The genetic components of the work built on a study published last month by researchers including Ressler and Daskalakis in Nature Genetics, in which they identified 95 locations, or loci in the genome (including 80 new) associated with PTSD. Their multi-omic analyses found 43 potential causal genes for the disorder.

The researchers now could reveal only limited overlap between the top genes and those implicated in GWAS studies, underscoring the gap in current understanding between disease risk and underlying disease processes. In contrast, they discovered greater correlations between brain multi-omics and blood markers.

“Our findings support the development of brain-informed blood biomarkers for real-time profiling,” said Daskalakis.
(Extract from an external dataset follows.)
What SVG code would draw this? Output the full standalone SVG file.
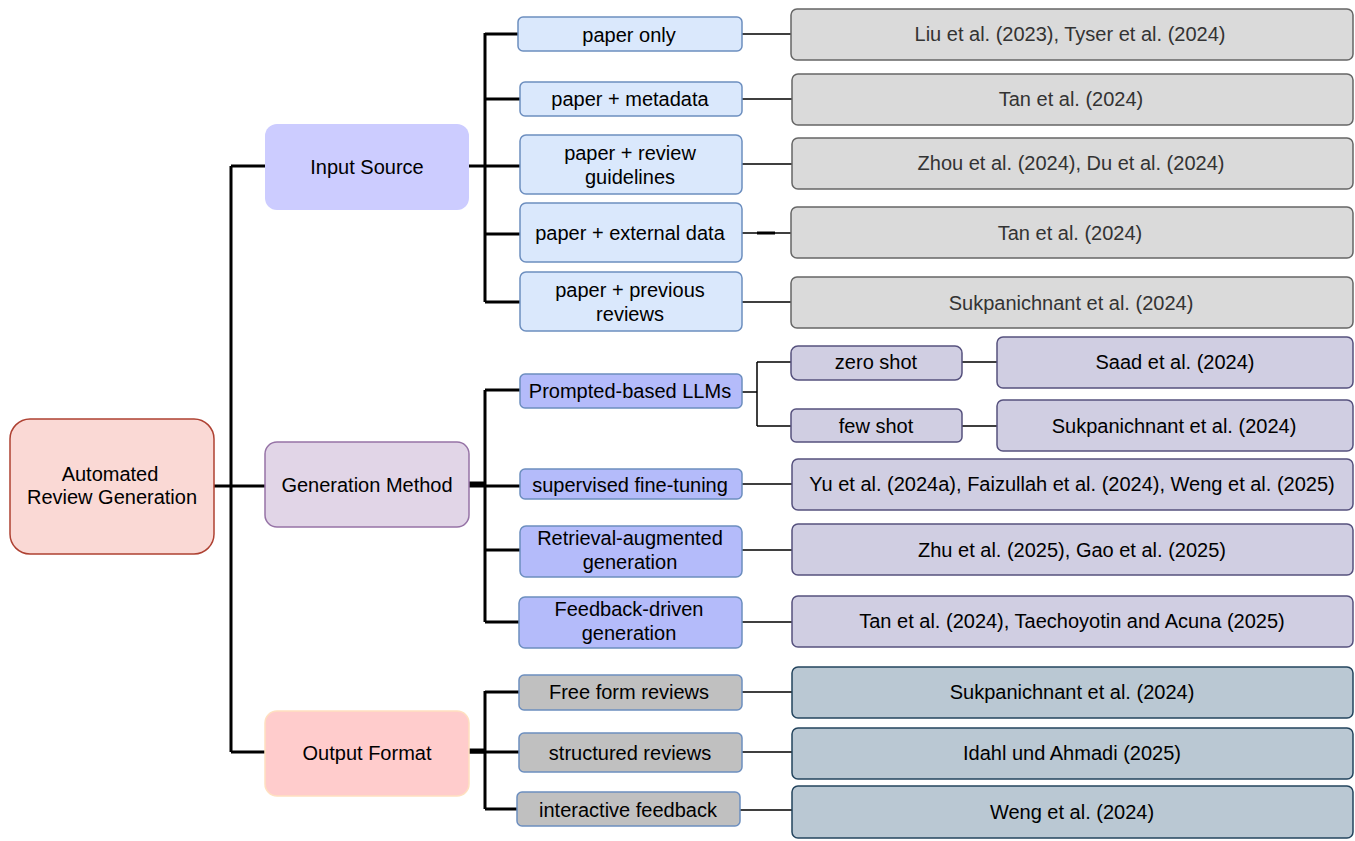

Ressler added, “These biomarkers could help overcome current challenges in obtaining brain biopsies for advancing new treatments.”

Future Directions

Limitations of the study include the inherent biases in postmortem brain research, including population selection, clinical assessment, comorbidities, and end-of-life state. The authors also caution that they did not fully characterize all cell subtypes and cell states and that future studies are required to understand contrasting molecular signals across omics or brain regions.

The team plans on using this database as groundwork for future analysis of how genetic factors interact with environmental variables to create downstream disease effects.
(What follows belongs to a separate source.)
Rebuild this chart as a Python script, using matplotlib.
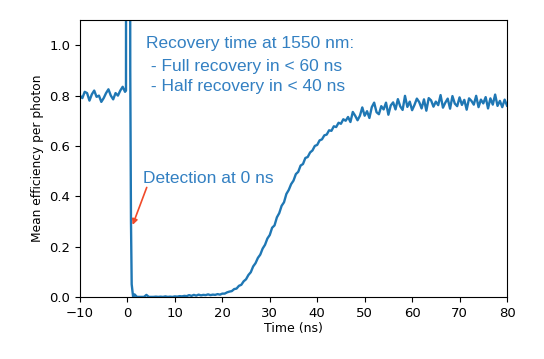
import numpy as np
import matplotlib.pyplot as plt

# detector efficiency before the detection event (-10 .. -0.5 ns, 0.5 ns steps)
t_pre = np.arange(-10, 0, 0.5)
eff_pre = [0.800, 0.790, 0.815, 0.810, 0.780, 0.805, 0.820, 0.795, 0.800, 0.775,
           0.790, 0.810, 0.825, 0.800, 0.785, 0.810, 0.800, 0.820, 0.835, 0.815]

# the detection click itself (goes off the top of the axes)
t_click = [-0.3, -0.25, 0.5, 0.6, 0.75, 0.9, 1.2]
eff_click = [0.82, 3.0, 3.0, 0.9, 0.3, 0.05, 0.0]

# recovery after the click (1.5 .. 80 ns, 0.5 ns steps)
t_post = np.arange(1.5, 80.01, 0.5)
eff_post = [0.010, 0.0, 0.0, 0.0, 0.0, 0.008, 0.0, 0.0, 0.0, 0.001,
            0.0, 0.001, 0.0, 0.002, 0.0, 0.001, 0.0, 0.002, 0.001, 0.003,
            0.002, 0.004, 0.003, 0.007, 0.004, 0.008, 0.005, 0.009, 0.006, 0.008,
            0.007, 0.010, 0.007, 0.009, 0.008, 0.011, 0.009, 0.013, 0.013, 0.018,
            0.021, 0.023, 0.031, 0.033, 0.044, 0.048, 0.062, 0.070, 0.087, 0.098,
            0.121, 0.134, 0.155, 0.168, 0.192, 0.207, 0.232, 0.246, 0.275, 0.284,
            0.316, 0.333, 0.362, 0.376, 0.409, 0.425, 0.448, 0.462, 0.488, 0.497,
            0.522, 0.528, 0.552, 0.556, 0.574, 0.582, 0.600, 0.604, 0.622, 0.626,
            0.642, 0.645, 0.662, 0.660, 0.678, 0.675, 0.692, 0.688, 0.706, 0.700,
            0.715, 0.695, 0.735, 0.720, 0.702, 0.720, 0.753, 0.720, 0.738, 0.711,
            0.754, 0.772, 0.734, 0.726, 0.758, 0.745, 0.772, 0.724, 0.761, 0.773,
            0.745, 0.786, 0.757, 0.743, 0.799, 0.755, 0.776, 0.742, 0.763, 0.788,
            0.774, 0.749, 0.785, 0.740, 0.790, 0.781, 0.756, 0.776, 0.762, 0.802,
            0.752, 0.772, 0.788, 0.748, 0.798, 0.768, 0.758, 0.793, 0.763, 0.783,
            0.744, 0.789, 0.779, 0.764, 0.799, 0.754, 0.784, 0.769, 0.794, 0.749,
            0.789, 0.764, 0.804, 0.759, 0.779, 0.754, 0.784, 0.760]

t = np.concatenate([t_pre, t_click, t_post])
eff = np.concatenate([eff_pre, eff_click, eff_post])

text_blue = "#3380c2"

fig = plt.figure(figsize=(5.44, 3.59), dpi=100)
ax = fig.add_axes([0.147, 0.173, 0.785, 0.771])
ax.plot(t, eff, color="#1f77b4", linewidth=1.7)

ax.set_xlim(-10, 80)
ax.set_ylim(0, 1.1)
ax.set_xticks(range(-10, 81, 10))
ax.set_yticks([0.0, 0.2, 0.4, 0.6, 0.8, 1.0])
ax.tick_params(labelsize=9.5)
ax.set_xlabel("Time (ns)", fontsize=9, labelpad=2)
ax.set_ylabel("Mean efficiency per photon", fontsize=8.8)

font = ["Liberation Sans", "DejaVu Sans"]
ax.text(3.9, 1.009, "Recovery time at 1550 nm:", color=text_blue,
        fontsize=12.5, family=font, va="center")
ax.text(3.9, 0.917, " - Full recovery in < 60 ns", color=text_blue,
        fontsize=12.5, family=font, va="center")
ax.text(3.9, 0.835, " - Half recovery in < 40 ns", color=text_blue,
        fontsize=12.5, family=font, va="center")

ax.text(3.2, 0.471, "Detection at 0 ns", color=text_blue,
        fontsize=12.5, family=font, va="center")
ax.annotate("", xy=(1.1, 0.286), xytext=(4.07, 0.435),
            arrowprops=dict(arrowstyle="-|>", color="#f04a2a", lw=1.2,
                            mutation_scale=8, shrinkA=0, shrinkB=0))

plt.savefig("out.png", dpi=100)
“Learning more about the molecular basis of these conditions, PTSD and MDD, in the brain paves the way for discoveries that will lead to more effective therapeutic and diagnostic tools. This work was possible because of the brain donations to the Lieber Institute Brain Repository from families whose loved ones died of these conditions,” said Joel Kleinman, MD, PhD, associate director of Clinical Sciences at the Lieber Institute for Brain Development. “We hope our research will one day bring relief to individuals who struggle with these disorders and their loved ones.”
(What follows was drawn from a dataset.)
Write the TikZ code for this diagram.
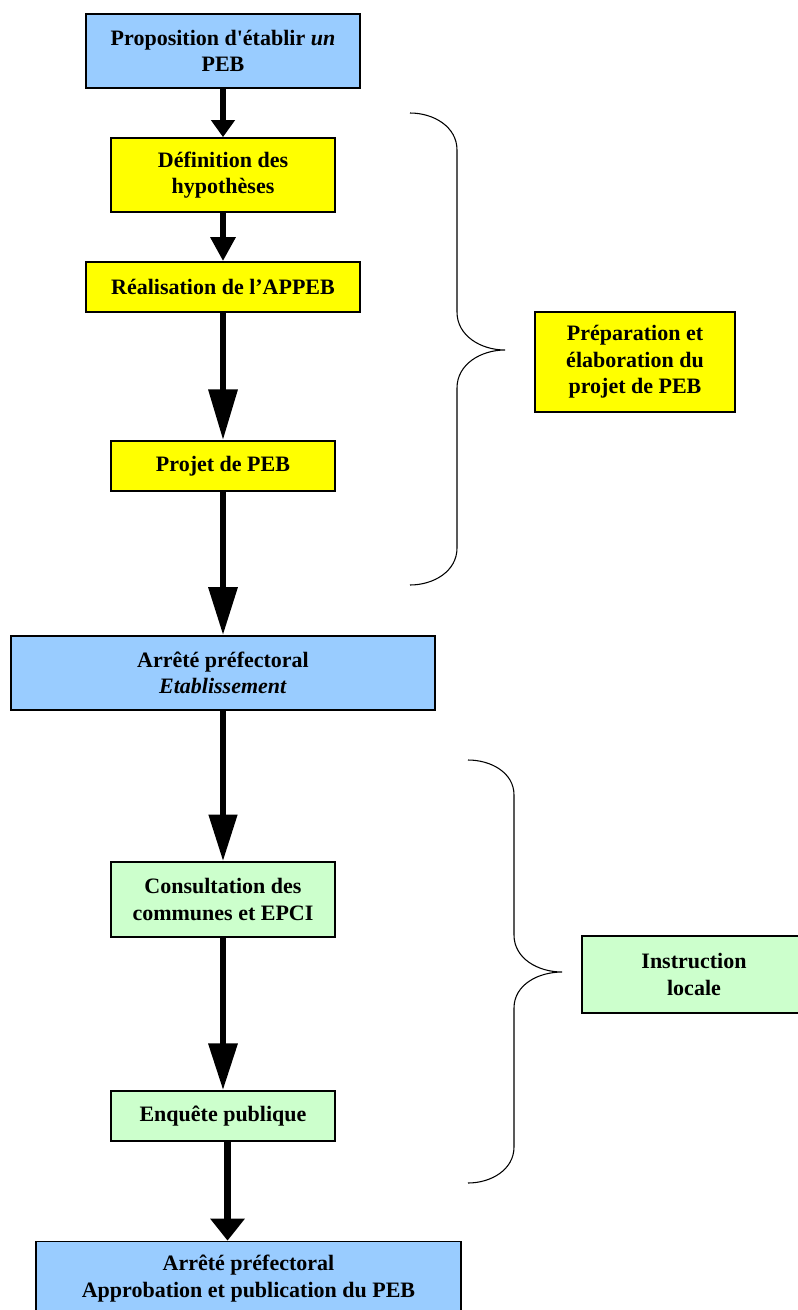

For more on this research, see New Molecular Insights Into PTSD and Depression.

Reference: “Systems biology dissection of PTSD and MDD across brain regions, cell types, and blood” by Nikolaos P. Daskalakis, Artemis Iatrou, Chris Chatzinakos, Aarti Jajoo, Clara Snijders, Dennis Wylie, Christopher P. DiPietro, Ioulia Tsatsani, Chia-Yen Chen, Cameron D. Pernia, Marina Soliva-Estruch, Dhivya Arasappan, Rahul A. Bharadwaj, Leonardo Collado-Torres, Stefan Wuchty, Victor E. Alvarez, Eric B. Dammer, Amy Deep-Soboslay, Duc M. Duong, Nick Eagles, Bertrand R. Huber, Louise Huuki, Vincent L. Holstein, Mark W. Logue, Justina F. Lugenbühl, Adam X. Maihofer, Mark W. Miller, Caroline M. Nievergelt, Geo Pertea, Deanna Ross, Mohammad S. E. Sendi, Benjamin B. Sun, Ran Tao, James Tooke, Erika J. Wolf, Zane Zeier, PTSD Working Group of Psychiatric Genomics Consortium**, Sabina Berretta, Frances A. Champagne, Thomas Hyde, Nicholas T. Seyfried, Joo Heon Shin, Daniel R. Weinberger, Charles B. Nemeroff, Joel E. Kleinman and Kerry J. Ressler, 24 May 2024, Science.
DOI: 10.1126/science.adh3707

Disclosures: Nikolaos P. Daskalakis is on the scientific advisory boards for BioVie Inc., Circular Genomics, Inc., and Feel Therapeutics, Inc.; Daniel R. Weinberger is on the advisory boards of Pasithea Therapeutics and Sage Therapeutics for unrelated work; Duc M. Duong is a cofounder of ARC Proteomics, and cofounder and paid consultant of Emtherapro Inc.; Chia-Yen Chen is an employee of Biogen Inc.; Mohammad S. E Sendi receives consulting fees for unrelated work from Niji Corp, Benjamin B. Sun is an employee and stockholder of Biogen Inc.; Kerry J. Ressler has received consulting income from Alkermes and sponsored research support from Brainsway and Takeda, and is on the scientific advisory boards for Janssen, Verily, and Resilience Therapeutics for unrelated work.

Funding: This work was supported by grants from NIMH, the Brain & Behavior Research Foundation, Stichting Universitas / the Bontius Foundation, the Dutch Research Council (NWO) fund, and McLean Hospital.